What is your day like? This is the primary question I get from folks as they learn that I am a “Benedictine Sojourner.” So, here’s a snapshot. The big picture is that every day is framed by prayer in community: morning prayer, midday prayer and evening prayer. These periods, the Liturgy of the Hours, include sung and recited psalms, hymns, readings from Scripture and other writings, intercessory prayer and silence. Joined to these in the morning and evening is Centering Prayer, wordless prayer in the presence of God.
Even before our gathered prayer in the morning, I spend time in silence and solitude, often with a poem, Scripture and other spiritual reading. In my last blog post I describe the prayer that happens as I make my way through the prairie to the oratory. (See All in Time, Part I).
There are two work periods during the day, morning and afternoon, when I contribute to the smooth running and welcoming environment of the monastery (I pray) and use my gifts for the common good (again, I pray). My service so far includes dishes, writing, design and gardening. Late afternoon is time set aside for reading and classes on Benedictine spirituality. Evenings are free for leisure and rest.
What the framework of the Liturgy of the Hours does for me is ground me in who I am as beloved of God and in my purpose to seek God – day after day. No matter what I do in particular. One weekend I am washing unending dishes from a filled-to-capacity retreat, while in between I am listening to retreat leader James Finley talk about transcending the ego and surrendering to an Infinite Love. One morning I am reflecting with the sisters on spiritual writer Esther de Waal’s description of our baptismal vows to put on Christ, and within the hour I am pulling at stubborn dandelion roots in the asparagus garden. Another day l am singing about the Great Artist of the Universe, and later I’m taking food scraps to the compost bin.

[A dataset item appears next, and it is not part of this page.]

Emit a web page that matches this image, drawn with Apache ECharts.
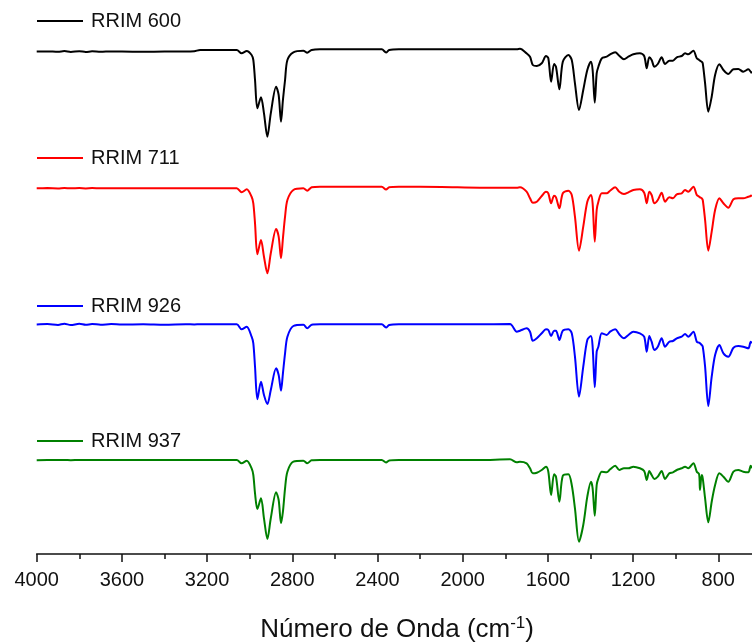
<!DOCTYPE html>
<html>
<head>
<meta charset="utf-8">
<script src="https://cdn.jsdelivr.net/npm/echarts@6/dist/echarts.min.js"></script>
<style>
  html, body { margin: 0; padding: 0; background: #fff; }
  #chart { width: 752px; height: 642px; }
</style>
</head>
<body>
<div id="chart"></div>
<script>
// FTIR spectra of four natural rubber clones (relative transmittance, a.u.)
const wavenumbers = [
  4000, 3950, 3900, 3870, 3840, 3800, 3770, 3740, 3700, 3650, 3600, 3500, 3400, 3300, 3260, 3233,
  3061, 3038, 3014, 2991, 2983, 2975, 2964, 2947, 2933, 2917, 2901, 2876, 2864, 2853, 2844, 2834, 2823, 2795, 2748, 2730, 2709, 2670,
  2500, 2380, 2360, 2345, 2300, 2100, 1919,
  1778, 1746, 1731, 1700, 1684, 1671, 1652, 1629, 1609, 1598,
  1585, 1571, 1562, 1546, 1530, 1504, 1488, 1473, 1454, 1434,
  1415, 1398, 1390, 1380, 1371, 1363, 1347, 1324, 1308, 1284,
  1265, 1243, 1222, 1199, 1168, 1148, 1136, 1124, 1113, 1100,
  1084, 1066, 1050, 1030, 1013, 995, 972, 956, 941, 917,
  901, 890, 886, 878, 873, 862, 847, 831, 815, 795,
  776, 753, 729, 706, 683, 659, 648, 643
];

const rrim600 = [
  100.4, 100.6, 100.2, 100.9, 100.1, 100.8, 100.0, 100.7, 100.2, 100.6, 100.4, 100.3, 100.4, 100.4, 100.8, 102,
  102, 98.7, 101, 97, 92, 72, 43.7, 54.7, 38.7, 15.3, 38.7, 65.3, 57, 30.3, 52, 72, 92, 99.7, 101.3, 99.3, 102, 102.7,
  102.7, 102.7, 99.5, 102, 102.7, 102.7, 102.7,
  102.7, 102.7, 103.3, 98.7, 95.3, 87, 86, 88.7, 96, 93.7,
  70.3, 88, 85.3, 62.7, 90.3, 97, 92, 68.7, 42, 62,
  82, 90.3, 82, 49.3, 78.7, 85.3, 93.7, 95.3, 97.7, 99.7,
  96.3, 92.7, 95.3, 97.7, 98.7, 96, 83.7, 94.7, 92, 85.3,
  88, 94.7, 88, 91.3, 91.3, 94.7, 96, 98.7, 97.7, 101.3,
  93.7, 92, 91.3, 90.3, 88.7, 68.7, 40.3, 55.3, 77, 87.7,
  82, 78, 82.7, 83, 80.3, 82.7, 80.3, 78.7
];

const rrim711 = [
  99.8, 99.9, 99.6, 100.0, 99.7, 99.9, 99.6, 99.9, 99.7, 99.8, 99.8, 99.7, 99.8, 99.7, 99.8, 99.7,
  99.7, 95.7, 98.7, 91.3, 84.7, 64.7, 33.7, 48, 31.3, 14.7, 34.7, 59, 51.3, 29.7, 49.7, 71.3, 88, 98, 99.7, 97.3, 100.7, 101.3,
  101.2, 101.2, 98.5, 100.7, 101.2, 101, 100.3,
  100.3, 100.3, 100.7, 96.3, 89.7, 85.3, 86.3, 92, 96.3, 94.7,
  84.7, 92.3, 90.7, 79.7, 94.7, 97.3, 93, 71.3, 37.3, 61.3,
  86.3, 93, 84.7, 46.3, 78, 86.3, 94.7, 94.7, 97.3, 100.7,
  96.3, 94, 95.7, 98, 98.7, 95.3, 84.7, 96.3, 93, 84.7,
  88, 95.3, 86.3, 90.7, 89.7, 93.7, 94.7, 98, 96.3, 101.3,
  93, 91.3, 90.7, 89.7, 88, 68, 37.3, 56.3, 78, 89.7,
  84.7, 80.3, 88.7, 89.7, 89.7, 91.3, 92, 93
];

const rrim926 = [
  100.6, 100.9, 100.1, 101.3, 100.0, 101.2, 100.2, 101.0, 100.3, 100.9, 100.4, 100.8, 100.3, 100.7, 100.6, 100.7,
  100.7, 95.7, 98.3, 88.3, 81.7, 58.3, 25.7, 43.3, 30, 21, 35, 56.7, 50, 34.3, 51.7, 71.7, 88.3, 99, 100.3, 96.7, 100.3, 100.7,
  100.7, 100.7, 97.5, 100, 100.7, 100.7, 100.7,
  101, 93.3, 94.3, 96.7, 93.3, 84.3, 86.7, 91.7, 95.7, 95,
  89, 94.3, 94.3, 85, 94.3, 95.7, 91.7, 68.3, 28.3, 58.3,
  85, 89, 78.3, 37.7, 73.3, 78.3, 91.7, 90, 93.3, 95.7,
  90.7, 86.7, 90, 93.3, 91.7, 88.3, 73.3, 89, 83.3, 75,
  78.3, 86.7, 78.3, 83.3, 84, 86.7, 88.3, 91, 88.3, 93.3,
  83.3, 82.3, 81.7, 80, 78.3, 58.3, 19, 48.3, 70, 80,
  71.7, 68.3, 77.3, 79, 78.3, 76.7, 83.3, 81.7
];

const rrim937 = [
  101.8, 102.0, 101.9, 102.1, 101.8, 102.0, 101.9, 102.0, 101.9, 102.0, 102.1, 102.0, 102.1, 102.0, 102.0, 102.0,
  102, 98.7, 101.3, 93.7, 87, 68.7, 53, 63.7, 43.7, 23, 43.7, 69.7, 62, 38.7, 50.3, 73.7, 90.3, 100.3, 101.3, 98.7, 101.7, 102,
  102, 102, 99.5, 101.5, 102, 102, 102,
  102.7, 99.7, 100.3, 98.7, 93.7, 88.7, 89.3, 92, 95.3, 90.3,
  67, 87.7, 85.3, 60.3, 86.3, 87.7, 77, 53.7, 20.3, 37,
  65.3, 80.3, 73.7, 46.3, 77, 83.7, 90.3, 89.7, 92.7, 96.3,
  92, 93.7, 93.7, 95.3, 93.7, 91, 82, 91, 87, 83,
  85.3, 91, 83, 88.7, 89.7, 92, 93.7, 95.3, 93.7, 98.7,
  90.3, 87.7, 72, 87, 83.7, 63.7, 39.7, 60.3, 77, 88.7,
  85.3, 80.3, 90.3, 92, 90.3, 89.7, 96.3, 93.7
];

const seriesNames = ['RRIM 600', 'RRIM 711', 'RRIM 926', 'RRIM 937'];
const seriesValues = [rrim600, rrim711, rrim926, rrim937];

// Drawing settings: vertical stacking offsets, colours, legend placement
const stackOffsets = [410, 274, 137, 0];
const colors = ['#000000', '#ff0000', '#0000ff', '#008000'];
const legendTops = [11, 148, 296, 431];
const FONT = 'Liberation Sans, Arial, sans-serif';

const chart = echarts.init(document.getElementById('chart'), null, { renderer: 'canvas' });

const series = seriesValues.map((vals, i) => ({
  name: seriesNames[i],
  type: 'line',
  data: wavenumbers.map((w, k) => [w, vals[k] + stackOffsets[i]]),
  symbol: 'none',
  smooth: 0.3,
  lineStyle: { color: colors[i], width: 2 },
  itemStyle: { color: colors[i] },
  emphasis: { disabled: true },
  z: 2 + i
}));

const legends = seriesNames.map((name, i) => ({
  data: [name],
  left: 37,
  top: legendTops[i],
  padding: 0,
  icon: 'rect',
  itemWidth: 46,
  itemHeight: 2,
  itemGap: 0,
  selectedMode: false,
  textStyle: { fontFamily: FONT, fontSize: 20, color: '#111', padding: [0, 0, 0, 3] }
}));

chart.setOption({
  animation: false,
  backgroundColor: '#ffffff',
  legend: legends,
  // plot area runs past the right edge of the canvas (axis continues below 800)
  grid: { left: 36.7, right: -51.5, top: 0, bottom: 88, outerBoundsMode: 'none', containLabel: false },
  xAxis: {
    type: 'value',
    inverse: true,
    min: 400,
    max: 4000,
    interval: 400,
    name: 'Número de Onda (cm{sup|-1})',
    nameLocation: 'middle',
    nameGap: 61,
    nameTextStyle: {
      fontFamily: FONT,
      fontSize: 26,
      color: '#111',
      // keep the title centred on the visible part of the axis
      padding: [0, 46, 0, 0],
      rich: {
        sup: { fontFamily: FONT, fontSize: 17, color: '#111', verticalAlign: 'top', lineHeight: 30 }
      }
    },
    axisLine: { show: true, lineStyle: { color: '#111', width: 1.5 } },
    axisTick: { show: true, inside: false, length: 8, lineStyle: { color: '#111', width: 1.5 } },
    minorTick: { show: true, splitNumber: 2, length: 5, lineStyle: { color: '#111', width: 1.5 } },
    axisLabel: {
      fontFamily: FONT, fontSize: 20, color: '#111', margin: 16, showMinLabel: false,
      formatter: (v) => String(v)
    },
    splitLine: { show: false },
    minorSplitLine: { show: false }
  },
  yAxis: {
    type: 'value',
    show: false,
    min: 8,
    max: 562,
    splitLine: { show: false }
  },
  series: series
});
</script>
</body>
</html>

Interesting mix. And how interesting that within a fairly scheduled and segmented day I am experiencing a spaciousness that pretty much allows me to do what I need to do, and more, live into who I want to be. For Benedict, the balance of prayer-work-study-leisure is key, as well as perspective – “nothing is to be preferred to the Work of God.” The way I see it, what matters is that I try to approach everything with a certain kind of spirit – I pray.
Glory be to our Creator, to our Redeemer Jesus Christ,
and to the Spirit of Life,
who dwells in our midst now and forever.